WHAT IS EXPECTED:
Give an exact copy of every line, leaving images out.

SOURCE EXCERPT:
* * * * * * * * *

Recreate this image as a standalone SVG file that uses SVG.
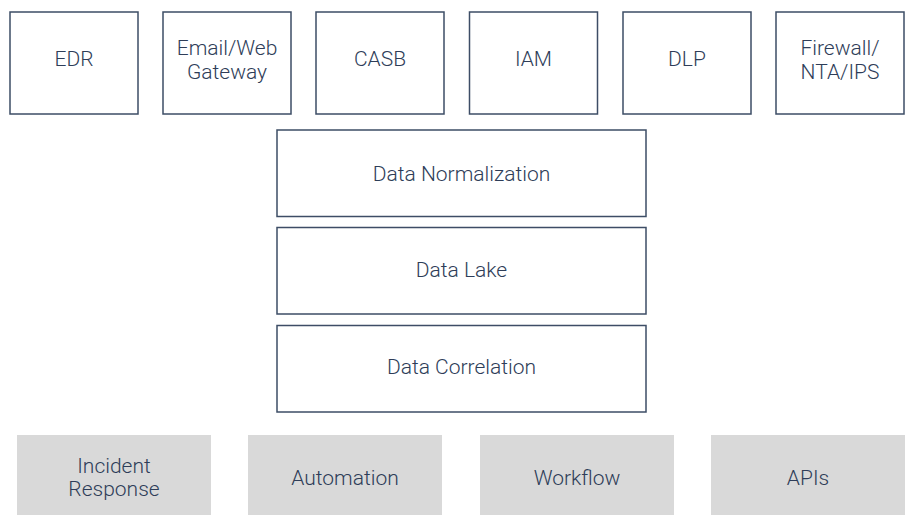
<svg xmlns="http://www.w3.org/2000/svg" width="908" height="515" viewBox="0 0 908 515">
<style>
.box{fill:#ffffff;stroke:#3d4d66;stroke-width:1.5}
.gbox{fill:#d9d9d9;stroke:none}
text{font-family:Roboto,"Liberation Sans",Arial,sans-serif;font-weight:300;font-size:21px;fill:#2e3d58;text-anchor:middle}
</style>
<rect width="908" height="515" fill="#ffffff"/>
<g id="edr"><rect class="box" x="10" y="12" width="128" height="102"/><text x="74" y="66">EDR</text></g>
<g id="email-web-gateway"><rect class="box" x="163" y="12" width="128" height="102"/><text x="227" y="55">Email/Web</text><text x="227" y="79">Gateway</text></g>
<g id="casb"><rect class="box" x="316" y="12" width="128" height="102"/><text x="380" y="66">CASB</text></g>
<g id="iam"><rect class="box" x="469.5" y="12" width="128" height="102"/><text x="533.5" y="66">IAM</text></g>
<g id="dlp"><rect class="box" x="623" y="12" width="128" height="102"/><text x="687" y="66">DLP</text></g>
<g id="firewall"><rect class="box" x="776" y="12" width="128" height="102"/><text x="840" y="55">Firewall/</text><text x="840" y="79">NTA/IPS</text></g>
<g id="data-normalization"><rect class="box" x="277" y="130" width="369" height="86.5"/><text x="461.5" y="180.5">Data Normalization</text></g>
<g id="data-lake"><rect class="box" x="277" y="227.5" width="369" height="86.5"/><text x="461.5" y="277">Data Lake</text></g>
<g id="data-correlation"><rect class="box" x="277" y="325.5" width="369" height="86.5"/><text x="461.5" y="374">Data Correlation</text></g>
<g id="incident-response"><rect class="gbox" x="17" y="435" width="194" height="80"/><text x="114" y="473">Incident</text><text x="114" y="496">Response</text></g>
<g id="automation"><rect class="gbox" x="248" y="435" width="194" height="80"/><text x="345" y="484.5">Automation</text></g>
<g id="workflow"><rect class="gbox" x="480" y="435" width="194" height="80"/><text x="577" y="484.5">Workflow</text></g>
<g id="apis"><rect class="gbox" x="711" y="435" width="194" height="80"/><text x="808" y="484.5">APIs</text></g>
<g id="connectors"></g>
</svg>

* * * * * * * * *

COMPLETED TASK:
Recreate this image as a standalone SVG file that uses SVG.
<svg xmlns="http://www.w3.org/2000/svg" width="908" height="515" viewBox="0 0 908 515">
<style>
.box{fill:#ffffff;stroke:#3d4d66;stroke-width:1.5}
.gbox{fill:#d9d9d9;stroke:none}
text{font-family:Roboto,"Liberation Sans",Arial,sans-serif;font-weight:300;font-size:21px;fill:#2e3d58;text-anchor:middle}
</style>
<rect width="908" height="515" fill="#ffffff"/>
<g id="edr"><rect class="box" x="10" y="12" width="128" height="102"/><text x="74" y="66">EDR</text></g>
<g id="email-web-gateway"><rect class="box" x="163" y="12" width="128" height="102"/><text x="227" y="55">Email/Web</text><text x="227" y="79">Gateway</text></g>
<g id="casb"><rect class="box" x="316" y="12" width="128" height="102"/><text x="380" y="66">CASB</text></g>
<g id="iam"><rect class="box" x="469.5" y="12" width="128" height="102"/><text x="533.5" y="66">IAM</text></g>
<g id="dlp"><rect class="box" x="623" y="12" width="128" height="102"/><text x="687" y="66">DLP</text></g>
<g id="firewall"><rect class="box" x="776" y="12" width="128" height="102"/><text x="840" y="55">Firewall/</text><text x="840" y="79">NTA/IPS</text></g>
<g id="data-normalization"><rect class="box" x="277" y="130" width="369" height="86.5"/><text x="461.5" y="180.5">Data Normalization</text></g>
<g id="data-lake"><rect class="box" x="277" y="227.5" width="369" height="86.5"/><text x="461.5" y="277">Data Lake</text></g>
<g id="data-correlation"><rect class="box" x="277" y="325.5" width="369" height="86.5"/><text x="461.5" y="374">Data Correlation</text></g>
<g id="incident-response"><rect class="gbox" x="17" y="435" width="194" height="80"/><text x="114" y="473">Incident</text><text x="114" y="496">Response</text></g>
<g id="automation"><rect class="gbox" x="248" y="435" width="194" height="80"/><text x="345" y="484.5">Automation</text></g>
<g id="workflow"><rect class="gbox" x="480" y="435" width="194" height="80"/><text x="577" y="484.5">Workflow</text></g>
<g id="apis"><rect class="gbox" x="711" y="435" width="194" height="80"/><text x="808" y="484.5">APIs</text></g>
<g id="connectors"></g>
</svg>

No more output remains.